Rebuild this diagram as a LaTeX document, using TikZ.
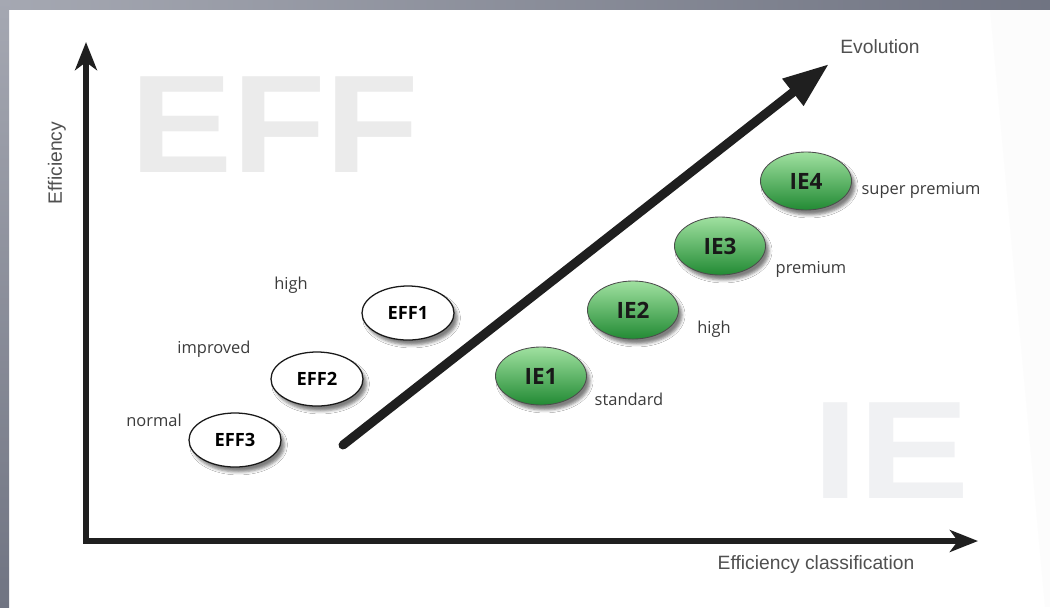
\documentclass[tikz,border=0pt]{standalone}
\usepackage{fontspec}
\setmainfont{Liberation Sans}
\newfontfamily\labelfont{Open Sans}
\usetikzlibrary{arrows.meta,shapes.geometric,shadows.blur}

\definecolor{bandlight}{RGB}{165,168,178}
\definecolor{banddark}{RGB}{112,116,130}
\definecolor{effgray}{RGB}{235,235,235}
\definecolor{iegray}{RGB}{240,241,243}
\definecolor{axisgray}{RGB}{80,80,80}
\definecolor{textgray}{RGB}{60,60,60}
\definecolor{ielight}{RGB}{160,225,160}
\definecolor{iemid}{RGB}{66,190,80}
\definecolor{iedark}{RGB}{34,138,52}

\tikzset{
  axis/.style={line width=3.8pt, line join=miter, draw=black!88,
    {Stealth[length=20pt,width=15.6pt,inset=5.7pt]}-{Stealth[length=20pt,width=15.6pt,inset=5.7pt]}},
  evoarrow/.style={line width=6.4pt, line cap=round, draw=black!88,
    -{Triangle[length=32.7pt,width=22.8pt]}},
  axislabel/.style={font=\fontsize{13.7}{16}\selectfont, text=axisgray},
  classlabel/.style={font=\labelfont\fontsize{11.7}{14}\selectfont, text=textgray},
  bigletters/.style={font=\bfseries\fontsize{99}{99}\selectfont, inner sep=0pt},
  effnode/.style={ellipse, draw=black!90, line width=0.9pt, fill=white,
    minimum width=2.3cm, minimum height=1.35cm, inner sep=0pt,
    font=\labelfont\bfseries\fontsize{13}{15}\selectfont,
    blur shadow={shadow xshift=2.5pt, shadow yshift=-3.5pt, shadow opacity=50}},
  ienode/.style={ellipse, draw=black!70, line width=0.6pt,
    top color=ielight, middle color=iemid, bottom color=iedark,
    minimum width=2.275cm, minimum height=1.45cm, inner sep=0pt,
    font=\labelfont\bfseries\fontsize{16}{18}\selectfont, text=black!90,
    blur shadow={shadow xshift=2.5pt, shadow yshift=-3.5pt, shadow opacity=50}},
}

\begin{document}
\begin{tikzpicture}[x=0.025cm,y=-0.025cm]
  \useasboundingbox (0,0) rectangle (1050,607);
  % background panel
  \fill[white] (0,0) rectangle (1050,607);
  \fill[black!1] (990,9) -- (1050,9) -- (1050,607) -- (1045,607) -- cycle;
  \shade[left color=bandlight, right color=banddark] (0,0) rectangle (1050,9);
  \shade[top color=bandlight, bottom color=banddark] (0,0) rectangle (9,607);

  % watermark letters
  \node[bigletters, text=effgray, anchor=base west] (effmark) at (130,172) {\scalebox{1.1}[1]{EFF}};
  \node[bigletters, text=iegray, anchor=base west] (iemark) at (812,498) {\scalebox{1.2}[1]{IE}};

  % axes
  \coordinate (origin) at (86,541);
  \coordinate (ytip) at (86,42);
  \coordinate (xtip) at (978,541);
  \draw[axis] (ytip) -- (origin) -- (xtip);
  \node[axislabel, rotate=90] (ylabel) at (57,163) {Efficiency};
  \node[axislabel] (xlabel) at (816,565) {Efficiency classification};
  \node[axislabel] (evolabel) at (880,47) {Evolution};

  % evolution arrow
  \coordinate (evostart) at (343,445);
  \coordinate (evoend) at (829,64);
  \draw[evoarrow] (evostart) -- (evoend);

  % EFF classes
  \node[effnode] (eff3) at (235,440) {EFF3};
  \node[effnode] (eff2) at (317,379) {EFF2};
  \node[effnode] (eff1) at (408,313) {EFF1};
  \node[classlabel] (normal) at (154,420) {normal};
  \node[classlabel] (improved) at (214,349) {improved};
  \node[classlabel] (effhigh) at (291,285) {high};

  % IE classes
  \node[ienode] (ie1) at (541,376) {IE1};
  \node[ienode] (ie2) at (633,310) {IE2};
  \node[ienode] (ie3) at (720,246) {IE3};
  \node[ienode] (ie4) at (806,181) {IE4};
  \node[classlabel] (standard) at (629,399) {standard};
  \node[classlabel] (iehigh) at (714,329) {high};
  \node[classlabel] (premium) at (811,269) {premium};
  \node[classlabel] (superpremium) at (921,190) {super premium};
\end{tikzpicture}
\end{document}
|---|
> **What you need to do**:
Copy the material above exactly and drop the pictures.

> **Expected answer**:
Rebuild this diagram as a LaTeX document, using TikZ.
\documentclass[tikz,border=0pt]{standalone}
\usepackage{fontspec}
\setmainfont{Liberation Sans}
\newfontfamily\labelfont{Open Sans}
\usetikzlibrary{arrows.meta,shapes.geometric,shadows.blur}

\definecolor{bandlight}{RGB}{165,168,178}
\definecolor{banddark}{RGB}{112,116,130}
\definecolor{effgray}{RGB}{235,235,235}
\definecolor{iegray}{RGB}{240,241,243}
\definecolor{axisgray}{RGB}{80,80,80}
\definecolor{textgray}{RGB}{60,60,60}
\definecolor{ielight}{RGB}{160,225,160}
\definecolor{iemid}{RGB}{66,190,80}
\definecolor{iedark}{RGB}{34,138,52}

\tikzset{
  axis/.style={line width=3.8pt, line join=miter, draw=black!88,
    {Stealth[length=20pt,width=15.6pt,inset=5.7pt]}-{Stealth[length=20pt,width=15.6pt,inset=5.7pt]}},
  evoarrow/.style={line width=6.4pt, line cap=round, draw=black!88,
    -{Triangle[length=32.7pt,width=22.8pt]}},
  axislabel/.style={font=\fontsize{13.7}{16}\selectfont, text=axisgray},
  classlabel/.style={font=\labelfont\fontsize{11.7}{14}\selectfont, text=textgray},
  bigletters/.style={font=\bfseries\fontsize{99}{99}\selectfont, inner sep=0pt},
  effnode/.style={ellipse, draw=black!90, line width=0.9pt, fill=white,
    minimum width=2.3cm, minimum height=1.35cm, inner sep=0pt,
    font=\labelfont\bfseries\fontsize{13}{15}\selectfont,
    blur shadow={shadow xshift=2.5pt, shadow yshift=-3.5pt, shadow opacity=50}},
  ienode/.style={ellipse, draw=black!70, line width=0.6pt,
    top color=ielight, middle color=iemid, bottom color=iedark,
    minimum width=2.275cm, minimum height=1.45cm, inner sep=0pt,
    font=\labelfont\bfseries\fontsize{16}{18}\selectfont, text=black!90,
    blur shadow={shadow xshift=2.5pt, shadow yshift=-3.5pt, shadow opacity=50}},
}

\begin{document}
\begin{tikzpicture}[x=0.025cm,y=-0.025cm]
  \useasboundingbox (0,0) rectangle (1050,607);
  % background panel
  \fill[white] (0,0) rectangle (1050,607);
  \fill[black!1] (990,9) -- (1050,9) -- (1050,607) -- (1045,607) -- cycle;
  \shade[left color=bandlight, right color=banddark] (0,0) rectangle (1050,9);
  \shade[top color=bandlight, bottom color=banddark] (0,0) rectangle (9,607);

  % watermark letters
  \node[bigletters, text=effgray, anchor=base west] (effmark) at (130,172) {\scalebox{1.1}[1]{EFF}};
  \node[bigletters, text=iegray, anchor=base west] (iemark) at (812,498) {\scalebox{1.2}[1]{IE}};

  % axes
  \coordinate (origin) at (86,541);
  \coordinate (ytip) at (86,42);
  \coordinate (xtip) at (978,541);
  \draw[axis] (ytip) -- (origin) -- (xtip);
  \node[axislabel, rotate=90] (ylabel) at (57,163) {Efficiency};
  \node[axislabel] (xlabel) at (816,565) {Efficiency classification};
  \node[axislabel] (evolabel) at (880,47) {Evolution};

  % evolution arrow
  \coordinate (evostart) at (343,445);
  \coordinate (evoend) at (829,64);
  \draw[evoarrow] (evostart) -- (evoend);

  % EFF classes
  \node[effnode] (eff3) at (235,440) {EFF3};
  \node[effnode] (eff2) at (317,379) {EFF2};
  \node[effnode] (eff1) at (408,313) {EFF1};
  \node[classlabel] (normal) at (154,420) {normal};
  \node[classlabel] (improved) at (214,349) {improved};
  \node[classlabel] (effhigh) at (291,285) {high};

  % IE classes
  \node[ienode] (ie1) at (541,376) {IE1};
  \node[ienode] (ie2) at (633,310) {IE2};
  \node[ienode] (ie3) at (720,246) {IE3};
  \node[ienode] (ie4) at (806,181) {IE4};
  \node[classlabel] (standard) at (629,399) {standard};
  \node[classlabel] (iehigh) at (714,329) {high};
  \node[classlabel] (premium) at (811,269) {premium};
  \node[classlabel] (superpremium) at (921,190) {super premium};
\end{tikzpicture}
\end{document}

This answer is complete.